How would one go about integrating $\int xdy$ if y is a function of x? A teacher told me this equals $xy - \int ydx$ - is this true, and if so, what is the proof for it? Thanks!

Answer 1

Hint...write $dy=\frac{dy}{dx}dx$ and then do integration by parts

Answer 2

$\int f(x)dy$ where $y$ is a function of $x$ can be interpreted as a Riemann-Stiltjes integral, basically, provided $y$ is increasing, you can define a Riemann-Stiltjies sum as

$$ S_N=\sum_{k=0}^Nf(x_k)(y(x_{k+1})-y(x_k))$$

where the $x_k$ is some subdivision of the interval you're considering for the integration that gets finer as $N$ increases. Note that if you take $y(x)=x$ you just obtain the regular Riemann sum.

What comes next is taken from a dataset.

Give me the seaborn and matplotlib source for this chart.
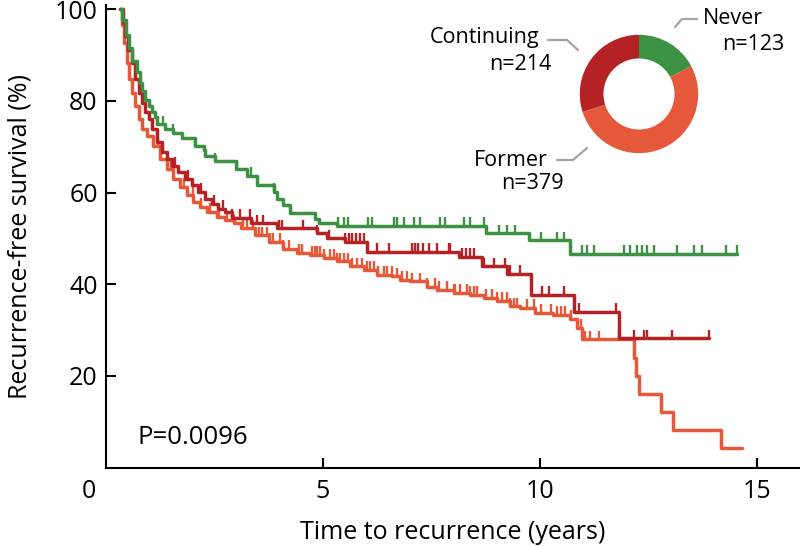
import numpy as np
import pandas as pd
import seaborn as sns
import matplotlib.pyplot as plt
from matplotlib.transforms import ScaledTranslation

# Kaplan-Meier step points (years, % recurrence-free)
never_t = [0.32, 0.38, 0.45, 0.52, 0.60, 0.71, 0.78, 0.84, 0.90, 0.98, 1.05, 1.13, 1.17, 1.36,
           1.55, 1.75, 2.05, 2.25, 2.28, 2.52, 3.0, 3.25, 3.48, 3.87, 3.94, 4.09, 4.25, 4.82,
           4.90, 5.32, 8.75, 9.75, 10.7, 14.55]
never_s = [100, 97.6, 94.3, 91.5, 88.8, 86.4, 84.0, 82.2, 80.3, 79.0, 77.5, 76.4, 74.9, 73.8,
           73.1, 72.0, 70.2, 69.2, 68.1, 66.8, 65.2, 63.7, 61.6, 60.1, 58.7, 57.2, 55.6, 54.3,
           53.3, 52.8, 51.1, 49.6, 46.7, 46.7]
never_cens = [1.32, 1.55, 2.05, 2.52, 3.02, 3.35, 3.87, 5.36, 5.48, 5.59, 6.05, 6.13, 6.63,
              6.71, 6.86, 7.09, 7.25, 7.71, 7.82, 8.25, 8.40, 8.71, 9.05, 9.25, 9.44, 10.02,
              10.40, 10.55, 10.98, 11.09, 11.25, 11.94, 12.09, 12.25, 12.36, 12.48, 12.63,
              13.17, 13.55, 13.75, 14.29, 14.55]

cont_t = [0.32, 0.40, 0.44, 0.51, 0.59, 0.67, 0.75, 0.82, 0.90, 0.98, 1.05, 1.17, 1.29, 1.40,
          1.52, 1.67, 1.82, 1.98, 2.13, 2.28, 2.44, 2.59, 2.75, 2.90, 3.35, 3.94, 4.86, 5.09,
          5.5, 6.02, 8.13, 8.68, 9.25, 9.8, 10.8, 11.82, 13.9]
cont_s = [100, 97.0, 94.1, 91.2, 88.3, 84.7, 81.8, 79.6, 77.5, 76.0, 73.8, 71.0, 68.8, 67.3,
          65.9, 64.5, 63.0, 61.6, 60.1, 58.7, 57.6, 56.5, 55.8, 54.5, 53.3, 52.2, 51.1, 50.0,
          49.3, 47.1, 46.0, 43.9, 42.2, 37.7, 33.9, 28.2, 28.2]
cont_cens = [1.3, 1.6, 1.9, 2.2, 2.5, 2.7, 2.90, 3.09, 3.32, 3.48, 3.63, 3.98, 4.05, 4.55, 4.86,
             5.13, 5.52, 5.6, 5.68, 5.76, 5.85, 5.94, 6.25, 6.52, 7.05, 7.12, 7.2, 7.3, 7.44,
             7.63, 7.9, 7.94, 8.21, 8.3, 8.4, 8.48, 8.71, 8.94, 9.21, 9.32, 9.55, 10.05, 10.21,
             10.55, 10.9, 11.75, 11.82, 12.17, 12.4, 12.48, 13.05, 13.9]

former_t = [0.32, 0.36, 0.42, 0.48, 0.53, 0.59, 0.67, 0.75, 0.82, 0.94, 1.09, 1.25, 1.40, 1.55,
            1.71, 1.86, 2.01, 2.17, 2.32, 2.55, 2.75, 2.94, 3.12, 3.44, 3.75, 4.09, 4.40, 4.71,
            5.02, 5.32, 5.63, 5.94, 6.25, 6.6, 6.78, 7.02, 7.4, 7.63, 8.02, 8.40, 8.71, 9.02,
            9.32, 9.55, 9.9, 10.3, 10.7, 10.85, 10.98, 12.17, 12.22, 12.28, 12.79, 13.08,
            14.19, 14.67]
former_s = [100, 96.5, 92.6, 88.3, 84.7, 81.8, 78.9, 76.0, 73.8, 72.4, 70.2, 67.3, 65.2, 63.0,
            61.2, 59.4, 58.0, 56.9, 55.8, 54.7, 54.0, 53.3, 52.2, 50.7, 49.3, 47.8, 46.8, 46.4,
            45.7, 45.0, 43.9, 43.2, 42.1, 41.7, 41.0, 40.6, 39.5, 38.8, 38.1, 37.7, 37.0, 36.3,
            35.2, 34.8, 33.8, 33.3, 32.5, 30.5, 28.0, 24.0, 20.0, 16.1, 12.1, 8.1, 4.2, 4.2]
former_cens = [1.2, 1.5, 1.8, 2.0, 2.2, 2.4, 2.6, 2.8, 2.95, 3.17, 3.25, 3.40, 3.52, 3.59,
               3.71, 3.78, 3.86, 4.02, 4.09, 4.21, 4.44, 4.52, 4.75, 4.82, 4.86, 4.94, 5.02,
               5.17, 5.25, 5.32, 5.40, 5.48, 5.59, 5.67, 5.78, 5.90, 6.02, 6.09, 6.17, 6.28,
               6.40, 6.48, 6.59, 6.71, 6.82, 6.94, 7.05, 7.25, 7.40, 7.59, 7.67, 7.86, 8.02,
               8.05, 8.17, 8.32, 8.40, 8.48, 8.55, 8.75, 8.90, 9.02, 9.13, 9.25, 9.32, 9.40,
               9.48, 9.71, 9.86, 10.02, 10.25, 10.40, 10.48, 10.59, 10.71, 10.94, 11.05,
               11.17, 11.36]

groups = ["Never", "Former", "Continuing"]
counts = [123, 379, 214]
colors = {"Never": "#3d9142", "Former": "#e5583a", "Continuing": "#b42226"}
p_text = "P=0.0096"

curves = {
    "Former": (former_t, former_s, former_cens),
    "Continuing": (cont_t, cont_s, cont_cens),
    "Never": (never_t, never_s, never_cens),
}

sns.set_style("ticks")
plt.rcParams['font.family'] = ['Open Sans', 'DejaVu Sans']
plt.rcParams['text.color'] = 'black'
plt.rcParams['axes.labelcolor'] = 'black'

fig = plt.figure(figsize=(8, 5.47), dpi=100)
ax = fig.add_axes([0.1325, 0.1453, 0.8675, 0.846])

for name, (t, s, cens) in curves.items():
    df = pd.DataFrame({"time": t, "surv": s})
    sns.lineplot(data=df, x="time", y="surv", ax=ax, color=colors[name],
                 drawstyle="steps-post", estimator=None, lw=2.5)
    idx = np.searchsorted(np.array(t), np.array(cens), side="right") - 1
    sv = np.array(s)[idx]
    ax.vlines(cens, sv, sv + 1.9, color=colors[name], lw=1.7)

ax.set_xlim(0, 16)
ax.set_ylim(0, 101)
ax.set_xticks([0, 5, 10, 15])
ax.set_yticks([20, 40, 60, 80, 100])
ax.tick_params(direction="in", length=7, width=1.5, labelsize=18, colors="black")
ax.tick_params(axis="x", pad=8)
ax.tick_params(axis="y", pad=6)
ax.xaxis.get_major_ticks()[0].tick1line.set_visible(False)
lab0 = ax.get_xticklabels()[0]
lab0.set_transform(lab0.get_transform() + ScaledTranslation(-0.17, 0, fig.dpi_scale_trans))
sns.despine(ax=ax)
for sp in ax.spines.values():
    sp.set_linewidth(1.5)
    sp.set_color("black")
ax.set_xlabel("Time to recurrence (years)", fontsize=18, labelpad=12)
ax.set_ylabel("Recurrence-free survival (%)", fontsize=18, labelpad=16)
ax.text(0.72, 6.6, p_text, fontsize=18.5, va="center", ha="left")

# donut of group sizes
pax = fig.add_axes([0.70625, 0.6929, 0.185, 0.2706])
pax.pie(counts, colors=[colors[g] for g in groups], startangle=90, counterclock=False,
        wedgeprops=dict(width=0.4, linewidth=0))
pax.set_aspect("equal")

W, H = 800, 547
def fx(x):
    return x / W
def fy(y):
    return 1 - y / H

lab_fs = 15.5
fig.text(fx(539), fy(38), "Continuing", fontsize=lab_fs, ha="right", va="center")
fig.text(fx(551), fy(64), "n=214", fontsize=lab_fs, ha="right", va="center")
fig.text(fx(703), fy(18), "Never", fontsize=lab_fs, ha="left", va="center")
fig.text(fx(784), fy(44), "n=123", fontsize=lab_fs, ha="right", va="center")
fig.text(fx(548), fy(161), "Former", fontsize=lab_fs, ha="right", va="center")
fig.text(fx(564), fy(184), "n=379", fontsize=lab_fs, ha="right", va="center")

leaders = [
    [(548, 40), (567, 40), (578, 50)],
    [(675, 27), (682, 19), (697, 19)],
    [(557, 160), (573, 160), (587, 148)],
]
for pts in leaders:
    xs = [fx(p[0]) for p in pts]
    ys = [fy(p[1]) for p in pts]
    fig.add_artist(plt.Line2D(xs, ys, color="#a3a3a3", lw=1.6))

fig.savefig("out.png", dpi=100)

You can show that under certain conditions this sum converges and we note

$$ \int f(x)dy=\lim_{N\to\infty}S_N$$

Now it's easy to see that if $y$ is differentiable then you have

$$ \int f(x)dy=\int f(x)y'(x)dx$$

to see it just divide and multiply by $x_{k+1}-x_k$ in the sum

By integration by parts it is now easy to see that if $y$ is differentiable and increasing

$$ \int xdy=\int xy'dx=xy-\int ydx$$

If you're not familiar with integration by parts, just notice that $$ (fg)'=f'g+fg'$$ taking $f=x$ and $g=y$, and integrating both sides, can you arrive at the equality?